2.18.07: Thomas Bernhard Night

Journal
Wayne Koestenbaum, Rhonda Lieberman, Ben Marcus, Geoffrey O'Brien, Matthew Reuchbauer
Wayne Koestenbaum, Rhonda Lieberman, Ben Marcus, Geoffrey O'Brien, Matthew Reuchbauer

2.18.07: KGB hosted a tribute to Austrian novelist, playwright and poet Thomas Bernhard (1931-89). A group of New York authors who have been influenced by their encounters with his work read and discussed selections from Bernhard's works. Bernhard is not as widely read in the U.S. as he is in Europe. But with his unique style, in which monologues reach a comic feverish pitch through relentless exaggeration, repetition and contradiction, his influence among innovative writers is outsized.

The following writers read a selection from Bernhard vast and varied body of work: 

Wayne Koestenbaum has published five books of poetry, most recently Best-Selling Jewish Porn Films. His next book, Hotel Theory, will be published in spring 2007. He is a Distinguished Professor of English at the CUNY Graduate Center, and currently also a Visiting Professor in the painting department of the Yale School of Art. 

Rhonda Lieberman, the only woman on the panel, is a New York-based writer, a Contributing Editor of Artforum, a Visiting Critic at the Yale School of Art, and a longtime admirer of Bernhard's super-crabby oeuvre. 

Ben Marcus is the author of The Age of Wire and String and Notable American Women. He has published fiction and essays in Harper's, The Paris Review, Tin House, McSweeney's, and Conjunctions. 

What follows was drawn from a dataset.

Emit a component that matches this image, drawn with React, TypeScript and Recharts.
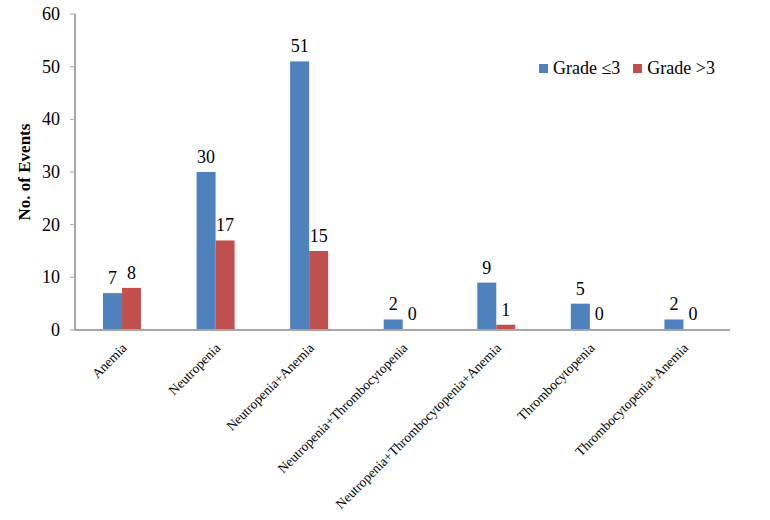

Geoffrey O'Brien is the author of Sonata for Jukebox, The Browser's Ecstasy, and other books. Dale Peck is a novelist and critic. His new novel, The Garden of Lost and Found, will be published this fall. His favorite Bernhard novels are Old Masters, Concrete, and Woodcutters, although not always in that order. 

Matthew Reuchbauer, the Deputy Directory, Austrian Cultural Forum, NYC, made a guest appearance. He surprised and thrilled the audience by reading Bernhard auf Deutsch. 

In the Bar...In the Bar...After the reading, KGB grabbed three of the panelists and got them to speak about their connections to Bernhard. 

Ben Marcus:

I was in my early twenties when I discovered Bernhard - I was in grad school - I think I read Woodcutters first. I was held in total suspense by this monologue. I loved the fury, the passion and the vulnerability of the voice, and the way Bernhard could sustain these opposites. It seemed like such a paradox to me. And it was done in such meticulous, precise language, like the whole book was a machine. I think I was resisting books that seemed more decadent and indulgent, but there was no word out of place and that really, really appealed to me. 

I don't know if I'm allowed to claim a direct connection in my own writing style, but I do know that it was so important and necessary for me to see how moral he could be and yet so entertaining. How he could get his book to a place where it was really about the most important things. It didn't seem like a big, pretentious, philosophical idea book. I was always worried about getting work to a place where it had real vitality and wasn't just showing that it was a passable short story in the manner of facts, but that you could actually create a work that deals with the problem of being a person in the world. And he does it with a humor and relentlessness. 

Wayne Koestenbaum: 

The first novel I read of Bernhard was called The Loser and it's about a failed musician. I loved how it used failure as the grounds for writing, for production. I was a failed pianist myself, and a failed writer, and I've always tried to turn failure into success. I thought it was an exemplary text for using that trick for creative exploration. 

I also just love his rants. I love the rhythms of his prose. I should put on the record that I think that he's kind of gay. That didn't get mentioned a lot, but…he is kind of gay. 

I only discovered Bernhard four or five years ago. I really wish I had read him earlier because he would have helped me make some discoveries more quickly - realizing that going as far as possible in your obsessions can be funny… just the notion that you can turn yourself, at your most honest and autobiographical, into a character. 

Matthew Reuchbauer - Deputy Director, Austrian Cultural Forum NYC 

In Austria, Benhard is now considered one of the most important writers of the 20th century and even the most important of the Austrian post-war modern movement. 

On a personal level, I love Thomas Bernhard. When I was growing up in the 1980's, Bernhard was very famous and he was very controversial, There were chances to see him in person - he was producing one play after the other. I went to all his plays and read all his books. 

I think he is a special voice in German language literature. As an Austrian writer, I think he tells me something about my own country. What's fascinating for me to see here, in a New York context, is that he's a universal writer as well. He still makes audiences laugh, he makes them wonder, and he's in an entirely different context.